Babies, too, the Tipsham country ran big in. And pumpkins. Rumor had it that anxious farmers fed them nightly for weeks before on the newest milk. Certainly, they showed some such care. As I recall them, they looked bigger than the minute-old full moon. Where is the poet who shall write the epic of the things seen in Tipsham fair-house or in any other? He need do little more than catalogue their names and their colors, and his catalogues will put those of Homer’s ships and the description of Achilles’ shield into eclipse. That fair-house was my dream of New Zion as a boy, the Jerusalem of peace, golden with pumpkins, silver with marrows and white cake taking its name from the angels. Onyx and jasper, chalcedony and chrysoprase, emerald, sapphire, and diamond. All the jewels were there. Jams that were like all the precious shades of red, held up to the light, the rose-window to the cathedral of the fields; grapes like emeralds married to moonstones, grapes like the middle sea. The rainbow’s end stood here in squashes and pears. The apples alone could tell you what heaven would be like to smell. Mystery—where shall one find it if not here? holiness—where look for it if not in such things? Here were the objects summed up in that word peace. The thews of a state such as Cincinnatus would be first to rule over, the life-blood of a nation. The things at the other end of the earth from war and bloodshed. Tubal Cain’s things. The milk and honey promised by God from the beginning of the world. No wonder the people spoke with hushed voices in the fair-house, no wonder the sharpers did not come to profane this place with their shoddy trade. This was the country, and its honest arts arrayed against the city, that shone with fool’s gold and tinsel on the fairgrounds outside.

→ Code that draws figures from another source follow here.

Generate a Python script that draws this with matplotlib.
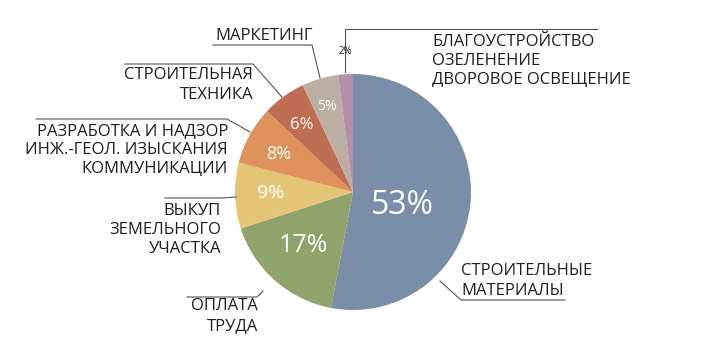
import matplotlib.pyplot as plt

# shares of the budget, clockwise from the top
categories = ['СТРОИТЕЛЬНЫЕ\nМАТЕРИАЛЫ', 'ОПЛАТА\nТРУДА', 'ВЫКУП\nЗЕМЕЛЬНОГО\nУЧАСТКА',
              'РАЗРАБОТКА И НАДЗОР\nИНЖ.-ГЕОЛ. ИЗЫСКАНИЯ\nКОММУНИКАЦИИ',
              'СТРОИТЕЛЬНАЯ\nТЕХНИКА', 'МАРКЕТИНГ',
              'БЛАГОУСТРОЙСТВО\nОЗЕЛЕНЕНИЕ\nДВОРОВОЕ ОСВЕЩЕНИЕ']
values = [53, 17, 9, 8, 6, 5, 2]
colors = ['#7a8fa7', '#8fa36b', '#e4c577', '#df925a', '#bf6e51', '#bbafa4', '#b48fa7']

plt.rcParams['font.family'] = ['Open Sans', 'DejaVu Sans']

W, H = 705, 360
fig = plt.figure(figsize=(W / 100, H / 100), dpi=100)
ax = fig.add_axes([0, 0, 1, 1])

def Y(y):
    return H - y

cx, cy, R = 353, 192, 118
ax.pie(values, colors=colors, startangle=90, counterclock=False,
       center=(cx, Y(cy)), radius=R, frame=True,
       wedgeprops=dict(linewidth=0))
ax.set_xlim(0, W)
ax.set_ylim(0, H)
ax.set_aspect('equal')
ax.axis('off')

# percent labels inside slices: (x, y, size, colour)
pct_style = [(402, 205, 23, 'white'), (303, 246, 18, 'white'), (271, 193, 14, 'white'),
             (279, 154, 13, 'white'), (302, 125, 12, 'white'), (327, 107, 10, 'white'),
             (345, 52, 7, '#222222')]
for v, (x, y, s, c) in zip(values, pct_style):
    ax.text(x, Y(y), f'{v}%', ha='center', va='center', fontsize=s, color=c)

lc = '#555555'
tc = '#1e1e1e'
fs = 12
def leader(pts):
    ax.plot([p[0] for p in pts], [Y(p[1]) for p in pts], color=lc, lw=0.8)

def label(x, y, s, ha):
    ax.text(x, Y(y), s, ha=ha, va='center', fontsize=fs, color=tc, linespacing=1.28)

# СТРОИТЕЛЬНЫЕ МАТЕРИАЛЫ
label(461, 281, categories[0], 'left')
leader([(440, 281), (461, 300), (565, 300)])
# ОПЛАТА ТРУДА
label(258, 316, categories[1], 'right')
leader([(263, 291), (257, 297), (187, 297)])
# ВЫКУП
label(221, 230, categories[2], 'right')
leader([(236, 197), (222, 198), (165, 198)])
# РАЗРАБОТКА
label(228, 150, categories[3], 'right')
leader([(250, 132), (227, 119), (36, 119)])
# СТРОИТЕЛЬНАЯ ТЕХНИКА
label(253, 85, categories[4], 'right')
leader([(282, 97), (253, 64), (125, 64)])
# МАРКЕТИНГ
label(313, 36, categories[5], 'right')
leader([(320, 78), (312, 45), (213, 45)])
# БЛАГОУСТРОЙСТВО
label(432, 61, categories[6], 'left')
leader([(345, 72), (345, 29), (597, 29)])

fig.savefig('out.png', dpi=100)
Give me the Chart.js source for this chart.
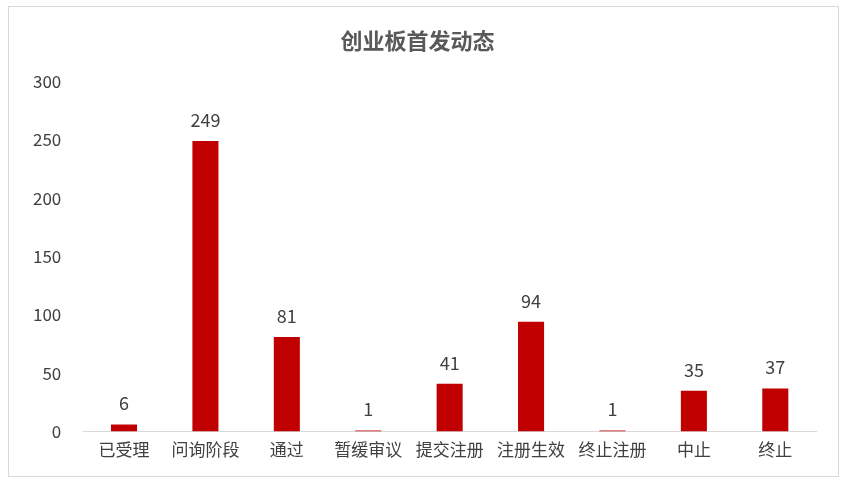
<!DOCTYPE html>
<html><head><meta charset="utf-8">
<script src="https://cdn.jsdelivr.net/npm/chart.js@4/dist/chart.umd.min.js"></script>
<style>
html,body{margin:0;padding:0;background:#fff;}
#wrap{position:absolute;left:8px;top:6px;width:831px;height:471px;border:1px solid #d9d9d9;box-sizing:border-box;}
</style></head><body>
<div id="wrap"><canvas id="c"></canvas></div>
<script>
const categories=["已受理","问询阶段","通过","暂缓审议","提交注册","注册生效","终止注册","中止","终止"];
const values=[6,249,81,1,41,94,1,35,37];
const yTicks=[0,50,100,150,200,250,300];
const font='"Noto Sans CJK SC","Microsoft YaHei",sans-serif';
const labelPlugin={id:'lbl',afterDatasetsDraw(ch){const ctx=ch.ctx;const m=ch.getDatasetMeta(0);ctx.save();ctx.fillStyle='#404040';ctx.font='18px '+font;ctx.textAlign='center';ctx.textBaseline='bottom';m.data.forEach((b,i)=>{ctx.fillText(values[i],b.x,b.y-12);});ctx.restore();}};
new Chart(document.getElementById('c'),{type:'bar',
data:{labels:categories,datasets:[{data:values,backgroundColor:'#C00000',barPercentage:0.32,categoryPercentage:1}]},
options:{responsive:true,maintainAspectRatio:false,animation:false,
layout:{padding:{left:10,right:22,top:8,bottom:8}},
plugins:{legend:{display:false},tooltip:{enabled:false},
title:{display:true,text:'创业板首发动态',color:'#595959',font:{family:font,size:22,weight:'bold'},padding:{top:12,bottom:28}}},
scales:{x:{grid:{display:false,drawTicks:false},border:{color:'#d9d9d9'},ticks:{color:'#404040',font:{family:font,size:17},padding:8,maxRotation:0,autoSkip:false}},
y:{min:0,max:300,afterBuildTicks:a=>{a.ticks=yTicks.map(v=>({value:v}));},grid:{display:false},border:{display:false},ticks:{color:'#404040',font:{family:font,size:17},padding:14}}}},
plugins:[labelPlugin]});
</script></body></html>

Less enduring things were in full swing without. Merry-go-rounds, on which whiskered men became as little children again, and balloons. Tipsham Fair made a great specialty of balloons. They were the older vintage, the kind that had to be filled with the hot air from a fire kindled right there on the terrain, the kind that had to be held up by two spars while being inflated. They gave the people a chance to assist in the preparations for flight. There was plenty of lifting and pulling for strong-backed uncles and lovers to show off their muscle at. There was also always the spice of danger around them. I once saw one of the spars fall into a dense crowd. But when it struck, there was a perfectly empty lane for its crash. The crowd did not lose its good nature, either; it surged back again as merrily to help the desperate man, who was soon to go aloft among the stars hanging by his big-toes, to cover his ship’s rents with patches of canvas put on with flour paste.

There were three days of Tipsham Fair. But three days were all too few. Families came to camp under its walls and eat cold ham below its citadel and dream under the moon of the morrow. Children measured the year by its recession and approach. For many tall men it meant bare knees again and the fountain of youth. For many hard-working women it meant a new dress, a truce from hot ovens and cold tubs, a quickened pulse, a new courtship, and a city in the soul. For all the children it meant school out, tails up, and fun in full cry.

Tipsham Fair goes on still from strength to strength. If there had been a saint lying anywhere around, it would long ago have taken his name unto itself. Certainly no fair, Old World or New, had ever a better right to name its joy with the title of holiness.